Data segment
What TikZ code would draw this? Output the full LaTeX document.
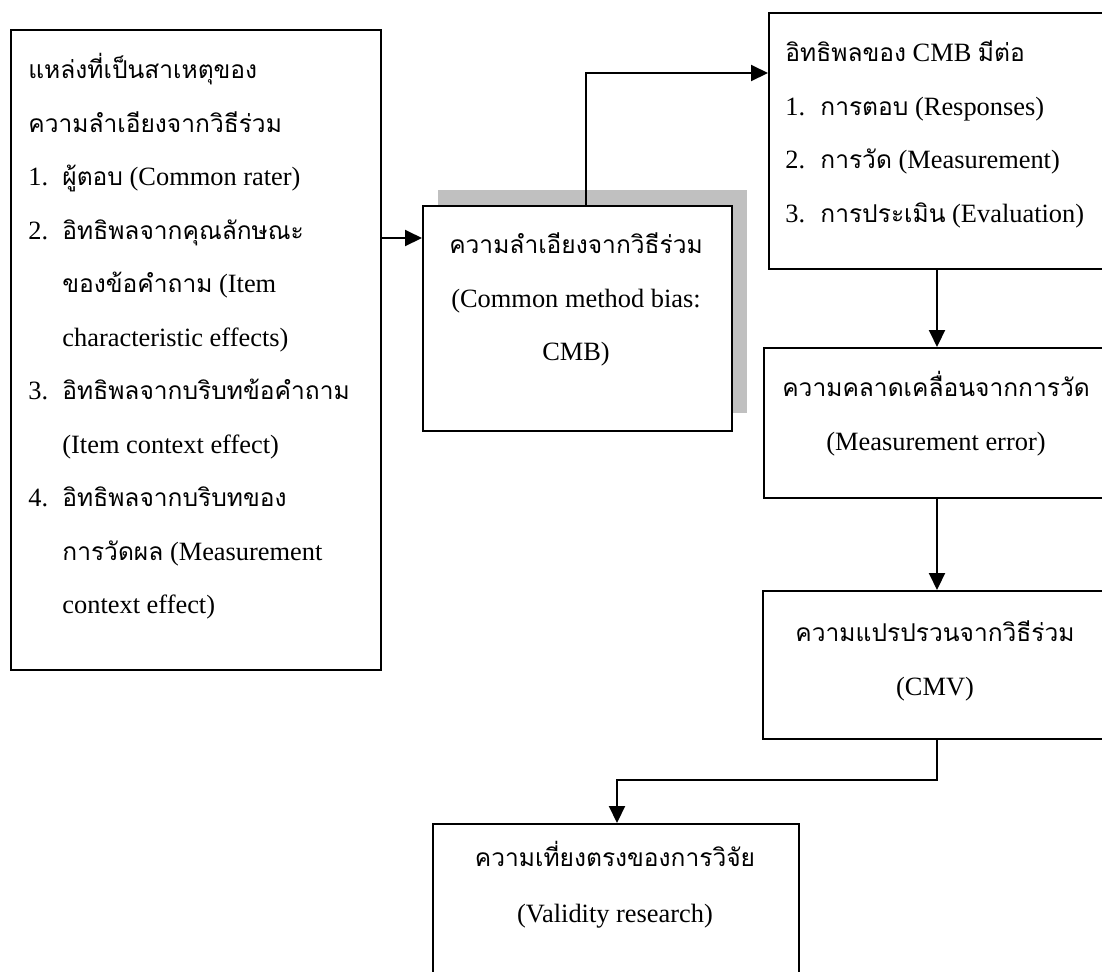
\documentclass[tikz,border=0pt]{standalone}
\usepackage{fontspec}
\setmainfont{Liberation Serif}
\newfontfamily\thaifont[Script=Thai,Scale=0.93]{Loma}
\newcommand\thtxt[1]{{\thaifont #1}}
\usetikzlibrary{arrows.meta,calc}
\definecolor{shadowgray}{RGB}{192,192,192}
\tikzset{
  box/.style={draw=black, line width=1pt, fill=white, inner sep=0pt, anchor=north west},
  arr/.style={line width=1pt, -{Triangle[length=8.5pt,width=8pt]}},
  ltxt/.style={anchor=base west, inner sep=0pt},
  ctxt/.style={anchor=base, inner sep=0pt},
}
\begin{document}
\begin{tikzpicture}[x=0.5pt,y=-0.5pt,font=\fontsize{13.2}{16}\selectfont]
\useasboundingbox (0,0) rectangle (1102,971);
\clip (0,0) rectangle (1102,971);

% boxes
\node[box, minimum width=185pt, minimum height=320pt] (A) at (10,29) {};
\fill[shadowgray] (438,190) rectangle (747,413);
\node[box, minimum width=154.5pt, minimum height=112.5pt] (CMB) at (422,205) {};
\node[box, minimum width=173pt, minimum height=128pt] (B) at (768,12) {};
\node[box, minimum width=173pt, minimum height=75pt] (C) at (763,347) {};
\node[box, minimum width=173pt, minimum height=74pt] (D) at (762,590) {};
\node[box, minimum width=183pt, minimum height=100pt] (E) at (432,823) {};

% sources of bias
\node[ltxt] (a1) at (28,78.5) {\thtxt{แหล่งที่เป็นสาเหตุของ}};
\node[ltxt] (a2) at (28,132) {\thtxt{ความลำเอียงจากวิธีร่วม}};
\node[ltxt] (a3n) at (28,185.5) {1.};
\node[ltxt] (a3) at (62,185.5) {\thtxt{ผู้ตอบ} (Common rater)};
\node[ltxt] (a4n) at (28,239) {2.};
\node[ltxt] (a4) at (62,239) {\thtxt{อิทธิพลจากคุณลักษณะ}};
\node[ltxt] (a5) at (62,292.5) {\thtxt{ของข้อคำถาม} (Item};
\node[ltxt] (a6) at (62,346) {characteristic effects)};
\node[ltxt] (a7n) at (28,399.5) {3.};
\node[ltxt] (a7) at (62,399.5) {\thtxt{อิทธิพลจากบริบทข้อคำถาม}};
\node[ltxt] (a8) at (62,453) {(Item context effect)};
\node[ltxt] (a9n) at (28,506.5) {4.};
\node[ltxt] (a9) at (62,506.5) {\thtxt{อิทธิพลจากบริบทของ}};
\node[ltxt] (a10) at (62,560) {\thtxt{การวัดผล} (Measurement};
\node[ltxt] (a11) at (62,613.5) {context effect)};

% common method bias
\node[ctxt] (m1) at (576,253.5) {\thtxt{ความลำเอียงจากวิธีร่วม}};
\node[ctxt] (m2) at (576,307) {(Common method bias:};
\node[ctxt] (m3) at (576,360.5) {CMB)};

% effects of CMB
\node[ltxt] (b1) at (785,61.5) {\thtxt{อิทธิพลของ} CMB \thtxt{มีต่อ}};
\node[ltxt] (b2n) at (785,115) {1.};
\node[ltxt] (b2) at (820,115) {\thtxt{การตอบ} (Responses)};
\node[ltxt] (b3n) at (785,168.5) {2.};
\node[ltxt] (b3) at (820,168.5) {\thtxt{การวัด} (Measurement)};
\node[ltxt] (b4n) at (785,222) {3.};
\node[ltxt] (b4) at (820,222) {\thtxt{การประเมิน} (Evaluation)};

% measurement error
\node[ctxt] (c1) at (936,396.5) {\thtxt{ความคลาดเคลื่อนจากการวัด}};
\node[ctxt] (c2) at (936,450) {(Measurement error)};

% common method variance
\node[ctxt] (d1) at (935,641.5) {\thtxt{ความแปรปรวนจากวิธีร่วม}};
\node[ctxt] (d2) at (935,695) {(CMV)};

% validity
\node[ctxt] (e1) at (615,866.5) {\thtxt{ความเที่ยงตรงของการวิจัย}};
\node[ctxt] (e2) at (615,922) {(Validity research)};

% connectors
\draw[arr] ($(A.north east)+(0,209)$) -- ($(CMB.north west)+(0,33)$);
\draw[arr] ($(CMB.north west)+(164,0)$) |- ($(B.north west)+(0,61)$);
\draw[arr] ($(B.south west)+(169,0)$) coordinate (bc) -- (bc |- C.north);
\draw[arr] ($(C.south west)+(174,0)$) coordinate (cd) -- (cd |- D.north);
\draw[arr] ($(D.south west)+(175,0)$) -- ++(0,40) -| ($(E.north west)+(185,0)$);
\end{tikzpicture}
\end{document}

Problem
Return the listing above in full and without alteration, excluding its pictures.

Final answer
What TikZ code would draw this? Output the full LaTeX document.
\documentclass[tikz,border=0pt]{standalone}
\usepackage{fontspec}
\setmainfont{Liberation Serif}
\newfontfamily\thaifont[Script=Thai,Scale=0.93]{Loma}
\newcommand\thtxt[1]{{\thaifont #1}}
\usetikzlibrary{arrows.meta,calc}
\definecolor{shadowgray}{RGB}{192,192,192}
\tikzset{
  box/.style={draw=black, line width=1pt, fill=white, inner sep=0pt, anchor=north west},
  arr/.style={line width=1pt, -{Triangle[length=8.5pt,width=8pt]}},
  ltxt/.style={anchor=base west, inner sep=0pt},
  ctxt/.style={anchor=base, inner sep=0pt},
}
\begin{document}
\begin{tikzpicture}[x=0.5pt,y=-0.5pt,font=\fontsize{13.2}{16}\selectfont]
\useasboundingbox (0,0) rectangle (1102,971);
\clip (0,0) rectangle (1102,971);

% boxes
\node[box, minimum width=185pt, minimum height=320pt] (A) at (10,29) {};
\fill[shadowgray] (438,190) rectangle (747,413);
\node[box, minimum width=154.5pt, minimum height=112.5pt] (CMB) at (422,205) {};
\node[box, minimum width=173pt, minimum height=128pt] (B) at (768,12) {};
\node[box, minimum width=173pt, minimum height=75pt] (C) at (763,347) {};
\node[box, minimum width=173pt, minimum height=74pt] (D) at (762,590) {};
\node[box, minimum width=183pt, minimum height=100pt] (E) at (432,823) {};

% sources of bias
\node[ltxt] (a1) at (28,78.5) {\thtxt{แหล่งที่เป็นสาเหตุของ}};
\node[ltxt] (a2) at (28,132) {\thtxt{ความลำเอียงจากวิธีร่วม}};
\node[ltxt] (a3n) at (28,185.5) {1.};
\node[ltxt] (a3) at (62,185.5) {\thtxt{ผู้ตอบ} (Common rater)};
\node[ltxt] (a4n) at (28,239) {2.};
\node[ltxt] (a4) at (62,239) {\thtxt{อิทธิพลจากคุณลักษณะ}};
\node[ltxt] (a5) at (62,292.5) {\thtxt{ของข้อคำถาม} (Item};
\node[ltxt] (a6) at (62,346) {characteristic effects)};
\node[ltxt] (a7n) at (28,399.5) {3.};
\node[ltxt] (a7) at (62,399.5) {\thtxt{อิทธิพลจากบริบทข้อคำถาม}};
\node[ltxt] (a8) at (62,453) {(Item context effect)};
\node[ltxt] (a9n) at (28,506.5) {4.};
\node[ltxt] (a9) at (62,506.5) {\thtxt{อิทธิพลจากบริบทของ}};
\node[ltxt] (a10) at (62,560) {\thtxt{การวัดผล} (Measurement};
\node[ltxt] (a11) at (62,613.5) {context effect)};

% common method bias
\node[ctxt] (m1) at (576,253.5) {\thtxt{ความลำเอียงจากวิธีร่วม}};
\node[ctxt] (m2) at (576,307) {(Common method bias:};
\node[ctxt] (m3) at (576,360.5) {CMB)};

% effects of CMB
\node[ltxt] (b1) at (785,61.5) {\thtxt{อิทธิพลของ} CMB \thtxt{มีต่อ}};
\node[ltxt] (b2n) at (785,115) {1.};
\node[ltxt] (b2) at (820,115) {\thtxt{การตอบ} (Responses)};
\node[ltxt] (b3n) at (785,168.5) {2.};
\node[ltxt] (b3) at (820,168.5) {\thtxt{การวัด} (Measurement)};
\node[ltxt] (b4n) at (785,222) {3.};
\node[ltxt] (b4) at (820,222) {\thtxt{การประเมิน} (Evaluation)};

% measurement error
\node[ctxt] (c1) at (936,396.5) {\thtxt{ความคลาดเคลื่อนจากการวัด}};
\node[ctxt] (c2) at (936,450) {(Measurement error)};

% common method variance
\node[ctxt] (d1) at (935,641.5) {\thtxt{ความแปรปรวนจากวิธีร่วม}};
\node[ctxt] (d2) at (935,695) {(CMV)};

% validity
\node[ctxt] (e1) at (615,866.5) {\thtxt{ความเที่ยงตรงของการวิจัย}};
\node[ctxt] (e2) at (615,922) {(Validity research)};

% connectors
\draw[arr] ($(A.north east)+(0,209)$) -- ($(CMB.north west)+(0,33)$);
\draw[arr] ($(CMB.north west)+(164,0)$) |- ($(B.north west)+(0,61)$);
\draw[arr] ($(B.south west)+(169,0)$) coordinate (bc) -- (bc |- C.north);
\draw[arr] ($(C.south west)+(174,0)$) coordinate (cd) -- (cd |- D.north);
\draw[arr] ($(D.south west)+(175,0)$) -- ++(0,40) -| ($(E.north west)+(185,0)$);
\end{tikzpicture}
\end{document}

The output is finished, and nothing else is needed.